Front Psychol ; 8: 2356, 2017.
Article in English | MEDLINE | ID: mdl-29410636

ABSTRACT

An attractor, in complex systems theory, is any state that is more easily or more often entered or acquired than departed or lost; attractor states therefore accumulate more members than non-attractors, other things being equal. In the context of language evolution, linguistic attractors include sounds, forms, and grammatical structures that are prone to be selected when sociolinguistics and language contact make it possible for speakers to choose between competing forms. The reasons why an element is an attractor are linguistic (auditory salience, ease of processing, paradigm structure, etc.), but the factors that make selection possible and propagate selected items through the speech community are non-linguistic.
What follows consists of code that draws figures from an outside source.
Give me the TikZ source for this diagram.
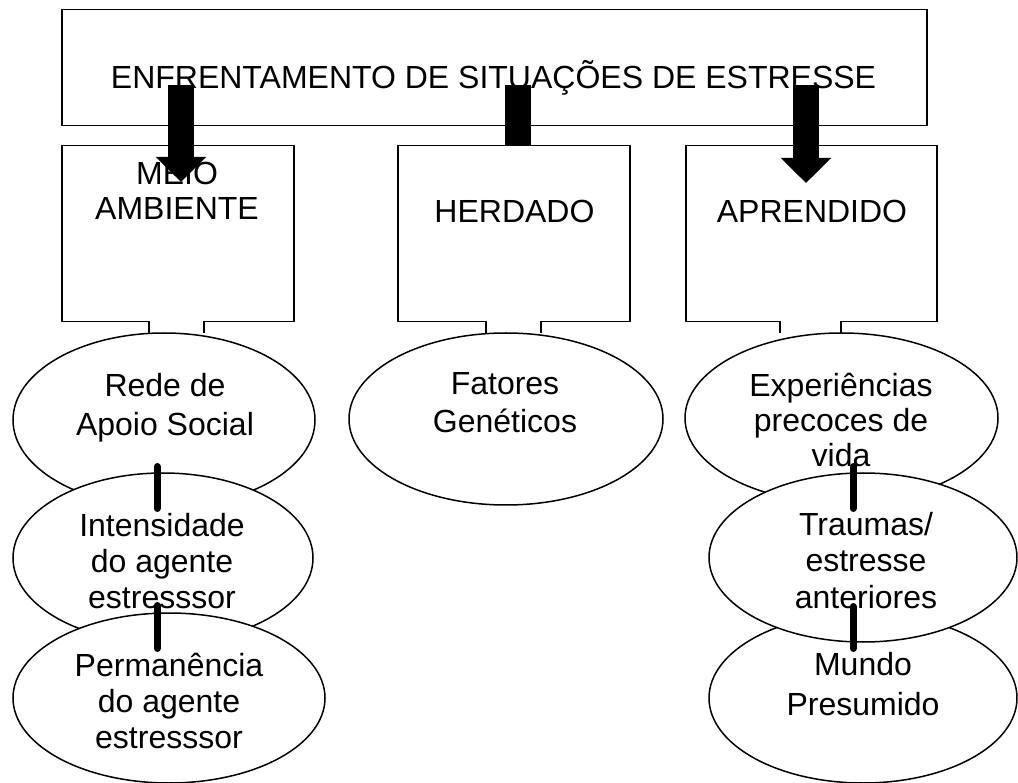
\documentclass[tikz,border=0pt]{standalone}
\usepackage{fontspec}
\setmainfont{Liberation Sans}
\usetikzlibrary{shapes.geometric,arrows.meta}
\begin{document}
\begin{tikzpicture}[x=1pt,y=-1pt,
  box/.style={draw, line width=1.5pt, fill=white, rectangle, inner sep=0pt, anchor=north west},
  ell/.style={draw, line width=1.5pt, fill=white, ellipse, inner sep=0pt},
  txt/.style={align=center, font=\fontsize{32}{37}\selectfont, inner sep=0pt, anchor=base},
  notch/.style={line width=1.5pt},
  gap/.style={white, line width=2.5pt},
  bigarrow/.style={line width=26pt, -{Triangle[width=49pt,length=25pt]}},
  shaft/.style={line width=26pt},
  link/.style={line width=7pt, line cap=round}]
\useasboundingbox (0,0) rectangle (1018,783);
\fill[white] (0,0) rectangle (1018,783);

% top box
\node[box, minimum width=865pt, minimum height=116pt] (top) at (61,9) {};
\node[txt] (title) at (493.5,89) {ENFRENTAMENTO DE SITUAÇÕES DE ESTRESSE};

% middle arrow (under box 2)
\coordinate (a2s) at (518,85);
\draw[shaft] (a2s) -- (a2s |- 0,145);

% three boxes
\node[box, minimum width=232pt, minimum height=176pt] (b1) at (61,145) {};
\node[box, minimum width=232pt, minimum height=176pt] (b2) at (397,145) {};
\node[box, minimum width=251pt, minimum height=176pt] (b3) at (685,145) {};
\node[txt, font=\fontsize{32}{35}\selectfont] (b1t) at (177,220) {MEIO\\AMBIENTE};
\node[txt] (b2t) at (514.5,223) {HERDADO};
\node[txt] (b3t) at (812,223) {APRENDIDO};

% notches at box bottoms
\draw[gap] (149,321) -- (204,321);
\draw[notch] (149,321) -- (149,333) (204,321) -- (204,333);
\draw[gap] (486,321) -- (541,321);
\draw[notch] (486,321) -- (486,333) (541,321) -- (541,333);
\draw[gap] (780,321) -- (841,321);
\draw[notch] (780,321) -- (780,333) (841,321) -- (841,333);

% arrows over boxes
\coordinate (a1s) at (181,85);
\coordinate (a1e) at (181,182);
\coordinate (a3s) at (806,85);
\coordinate (a3e) at (806,183);
\draw[bigarrow] (a1s) -- (a1e);
\draw[bigarrow] (a3s) -- (a3e);

% ellipses (drawing order gives the overlaps)
\node[ell, minimum width=302pt, minimum height=174pt] (rede) at (164,420) {};
\node[ell, minimum width=300pt, minimum height=170pt] (inten) at (163,558) {};
\node[ell, minimum width=312pt, minimum height=170pt] (perm) at (169,698) {};
\node[ell, minimum width=314pt, minimum height=172pt] (fat) at (506,419) {};
\node[ell, minimum width=313pt, minimum height=170pt] (exp) at (841.5,418) {};
\node[ell, minimum width=308pt, minimum height=170pt] (mundo) at (863,698) {};
\node[ell, minimum width=308pt, minimum height=169pt] (trau) at (863,557.5) {};

% ellipse texts (anchor = baseline of last line)
\node[txt, font=\fontsize{32}{39}\selectfont] (redet) at (165,436) {Rede de\\Apoio Social};
\node[txt, font=\fontsize{32}{36}\selectfont] (intent) at (162,608) {Intensidade\\do agente\\estresssor};
\node[txt, font=\fontsize{32}{36}\selectfont] (permt) at (169,748) {Permanência\\do agente\\estresssor};
\node[txt, font=\fontsize{32}{38}\selectfont] (fatt) at (505,433) {Fatores\\Genéticos};
\node[txt, font=\fontsize{32}{35}\selectfont] (expt) at (841,467) {Experiências\\precoces de\\vida};
\node[txt, font=\fontsize{32}{36.5}\selectfont] (traut) at (866,608) {Traumas/\\estresse\\anteriores};
\node[txt, font=\fontsize{32}{40}\selectfont] (mundot) at (863,715) {Mundo\\Presumido};

% thick links
\coordinate (l1a) at (157,466.5); \coordinate (l1b) at (157,508.5);
\coordinate (l2a) at (157,605.5); \coordinate (l2b) at (157,648.5);
\coordinate (r1a) at (853,466.5); \coordinate (r1b) at (853,508.5);
\coordinate (r2a) at (853,606.5); \coordinate (r2b) at (853,648.5);
\draw[link] (l1a) -- (l1b);
\draw[link] (l2a) -- (l2b);
\draw[link] (r1a) -- (r1b);
\draw[link] (r2a) -- (r2b);
\end{tikzpicture}
\end{document}
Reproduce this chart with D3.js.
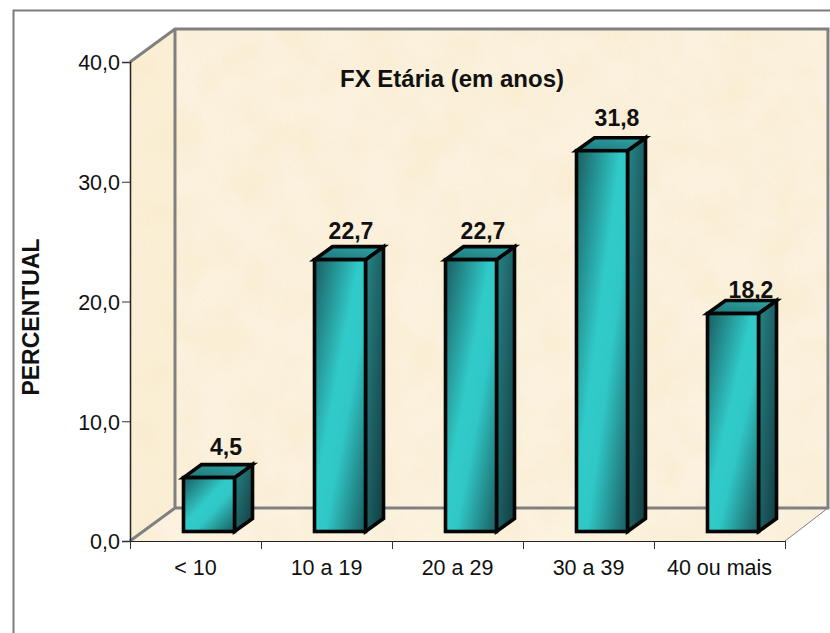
<!DOCTYPE html>
<html>
<head>
<meta charset="utf-8">
<script src="https://cdn.jsdelivr.net/npm/d3@7"></script>
<style>
   html, body { margin:0; padding:0; background:#fff; }
   text { font-family:"Liberation Sans",Arial,sans-serif; fill:#111; }
</style>
</head>
<body>
<div id="chart"></div>
<script>
// chart values
var categories = ["< 10","10 a 19","20 a 29","30 a 39","40 ou mais"];
var percents = [4.5,22.7,22.7,31.8,18.2];
var valueLabels = ["4,5","22,7","22,7","31,8","18,2"];
var yTicks = [0,10,20,30,40];

var chartTitle = "FX Etária (em anos)";
var yTitle = "PERCENTUAL";

// layout
var width = 830, height = 633;
var plot = {left:130, right:785, top:62, bottom:541};
var depth = {x:45, y:33};
var barDepth = {x:18, y:13};
var barInset = {x:53.5, y:9.5, width:51};
// the value labels do not sit at a regular distance from their bars
var labelNudge = [[8,-10],[2,-8],[3,-8],[6,-12],[9,-3]];

var yScale = d3.scaleLinear().domain([0,40]).range([plot.bottom,plot.top]);
var xScale = d3.scaleBand().domain(categories).range([plot.left,plot.right]);

var svg = d3.select("#chart").append("svg")
   .attr("width",width)
   .attr("height",height)
   .style("display","block");

var defs = svg.append("defs");

// parchment texture
var paper = defs.append("filter").attr("id","paper")
   .attr("x",0).attr("y",0).attr("width",1).attr("height",1);
paper.append("feTurbulence").attr("type","fractalNoise").attr("baseFrequency",0.025)
   .attr("numOctaves",3).attr("seed",4).attr("result","clouds");
paper.append("feColorMatrix").attr("in","clouds").attr("type","matrix")
   .attr("values","0 0 0 0 0.95  0 0 0 0 0.83  0 0 0 0 0.60  1.2 0 0 0 -0.42")
   .attr("result","stain");
paper.append("feTurbulence").attr("type","fractalNoise").attr("baseFrequency",0.7)
   .attr("numOctaves",2).attr("seed",9).attr("result","fine");
paper.append("feColorMatrix").attr("in","fine").attr("type","matrix")
   .attr("values","0 0 0 0 0.88  0 0 0 0 0.76  0 0 0 0 0.55  0.6 0 0 0 -0.2")
   .attr("result","grain");
var paperMerge = paper.append("feMerge").attr("result","merged");
paperMerge.append("feMergeNode").attr("in","SourceGraphic");
paperMerge.append("feMergeNode").attr("in","stain");
paperMerge.append("feMergeNode").attr("in","grain");
paper.append("feComposite").attr("in","merged").attr("in2","SourceGraphic").attr("operator","in");

function gradient(id,x1,y1,x2,y2,stops) {
   var g = defs.append("linearGradient").attr("id",id)
      .attr("x1",x1).attr("y1",y1).attr("x2",x2).attr("y2",y2);
   stops.forEach(function(s){
      g.append("stop").attr("offset",s[0]).attr("stop-color",s[1]);
   });
}
gradient("barFront",0,0,1,1,[[0,"#1a5c60"],[0.44,"#30cbc9"],[0.6,"#30c8c7"],[1,"#1a5c60"]]);
gradient("barSide",0,0,1,1,[[0,"#278488"],[1,"#123c40"]]);
gradient("barTop",0,1,1,0,[[0,"#1f7679"],[1,"#2fa5a6"]]);

// outer frame
svg.append("path")
   .attr("d","M13.5,"+height+"V10.5H"+width)
   .attr("fill","none")
   .attr("stroke","#7c7c7c")
   .attr("stroke-width",2);

// walls and floor
var wallRight = 828;
var backTop = plot.top-depth.y;
var backBottom = plot.bottom-depth.y;
var backLeft = plot.left+depth.x;

svg.append("rect")
   .attr("x",backLeft).attr("y",backTop)
   .attr("width",wallRight-backLeft).attr("height",backBottom-backTop)
   .attr("fill","#fcf3e0")
   .attr("filter","url(#paper)");
svg.append("polygon")
   .attr("points",[[plot.left,plot.top],[backLeft,backTop],[backLeft,backBottom],[plot.left,plot.bottom]].join(" "))
   .attr("fill","#fbf0d8")
   .attr("filter","url(#paper)");
svg.append("polygon")
   .attr("points",[[plot.left,plot.bottom],[backLeft,backBottom],[wallRight,backBottom],[plot.right,plot.bottom]].join(" "))
   .attr("fill","#fdf4e2")
   .attr("filter","url(#paper)");

// wall edges
svg.append("path")
   .attr("d","M"+plot.left+","+plot.top+"L"+backLeft+","+backTop+"H"+wallRight+"V"+backBottom+"H"+backLeft+"V"+backTop
      +"M"+plot.left+","+plot.bottom+"L"+backLeft+","+backBottom)
   .attr("fill","none")
   .attr("stroke","#808080")
   .attr("stroke-width",3);
svg.append("line")
   .attr("x1",plot.right).attr("y1",plot.bottom)
   .attr("x2",wallRight).attr("y2",backBottom)
   .attr("stroke","#808080")
   .attr("stroke-width",1);

// y axis
var yAxis = d3.axisLeft(yScale)
   .tickValues(yTicks)
   .tickSize(8)
   .tickPadding(2)
   .tickFormat(function(d){ return d3.format(".1f")(d).replace(".",","); });
var gY = svg.append("g").attr("class","y-axis")
   .attr("transform","translate("+plot.left+",0)")
   .call(yAxis);
gY.select(".domain").attr("stroke","#222").attr("stroke-width",1.5);
gY.selectAll("line").attr("stroke","#333");
gY.selectAll("text").attr("y",1).style("font-size","21.5px").style("font-family",null);

// x axis, the tick marks fall on the band edges
var xAxis = d3.axisBottom(xScale).tickSize(0).tickPadding(19);
var gX = svg.append("g").attr("class","x-axis")
   .attr("transform","translate(0,"+plot.bottom+")")
   .call(xAxis);
gX.select(".domain").attr("stroke","#222");
gX.selectAll("text").style("font-size","21.5px").style("font-family",null);
gX.selectAll(".band-edge")
   .data(categories.map(function(c){ return xScale(c); }).concat(plot.right))
   .enter().append("line").attr("class","band-edge")
   .attr("x1",function(d){ return d+0.5; })
   .attr("x2",function(d){ return d+0.5; })
   .attr("y1",0).attr("y2",8)
   .attr("stroke","#333");

// bars
var bars = svg.selectAll(".bar")
   .data(percents)
   .enter().append("g").attr("class","bar")
   .attr("transform",function(d,i){
      return "translate("+(xScale(categories[i])+barInset.x)+","+(plot.bottom-barInset.y)+")";
   });

function barHeight(d) { return yScale(0)-yScale(d); }

bars.append("path")
   .attr("d",function(d){
      var h = barHeight(d), w = barInset.width;
      return "M"+w+",0V"+(-h)+"L"+(w+barDepth.x)+","+(-h-barDepth.y)+"V"+(-barDepth.y)+"Z";
   })
   .attr("fill","url(#barSide)");
bars.append("path")
   .attr("d",function(d){
      var h = barHeight(d), w = barInset.width;
      return "M0,"+(-h)+"L"+barDepth.x+","+(-h-barDepth.y)+"H"+(w+barDepth.x)+"L"+w+","+(-h)+"Z";
   })
   .attr("fill","url(#barTop)");
bars.append("rect")
   .attr("x",0)
   .attr("y",function(d){ return -barHeight(d); })
   .attr("width",barInset.width)
   .attr("height",barHeight)
   .attr("fill","url(#barFront)");
bars.selectAll("path,rect")
   .attr("stroke","#050505")
   .attr("stroke-width",3.6)
   .attr("stroke-linejoin","miter");

// value labels
svg.selectAll(".value-label")
   .data(percents)
   .enter().append("text").attr("class","value-label")
   .attr("x",function(d,i){
      return xScale(categories[i])+barInset.x+(barInset.width+barDepth.x)/2+labelNudge[i][0];
   })
   .attr("y",function(d,i){
      return plot.bottom-barInset.y-barHeight(d)-barDepth.y+labelNudge[i][1];
   })
   .attr("text-anchor","middle")
   .style("font-size","23px")
   .style("font-weight","bold")
   .text(function(d,i){ return valueLabels[i]; });

// titles
svg.append("text")
   .attr("x",452).attr("y",87)
   .attr("text-anchor","middle")
   .style("font-size","24px")
   .style("font-weight","bold")
   .text(chartTitle);
svg.append("text")
   .attr("transform","translate(39,317) rotate(-90)")
   .attr("text-anchor","middle")
   .style("font-size","23px")
   .style("font-weight","bold")
   .text(yTitle);
</script>
</body>
</html>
This paper uses the consonants in personal pronouns to show what makes for an attractor and how selection and diffusion work, then presents a survey of several language families and areas showing that the derivational morphology of pairs of verbs like fear and frighten, or Turkish korkmak 'fear, be afraid' and korkutmak 'frighten, scare', or Finnish istua 'sit' and istutta 'seat (someone)', or Spanish sentarse 'sit down' and sentar 'seat (someone)' is susceptible to selection. Specifically, the Turkish and Finnish pattern, where 'seat' is derived from 'sit' by addition of a suffix-is an attractor and a favored target of selection. This selection occurs chiefly in sociolinguistic contexts of what is defined here as linguistic symbiosis, where languages mingle in speech, which in turn is favored by certain demographic, sociocultural, and environmental factors here termed frontier conditions. Evidence is surveyed from northern Eurasia, the Caucasus, North and Central America, and the Pacific and from both modern and ancient languages to raise the hypothesis that frontier conditions and symbiosis favor causativization.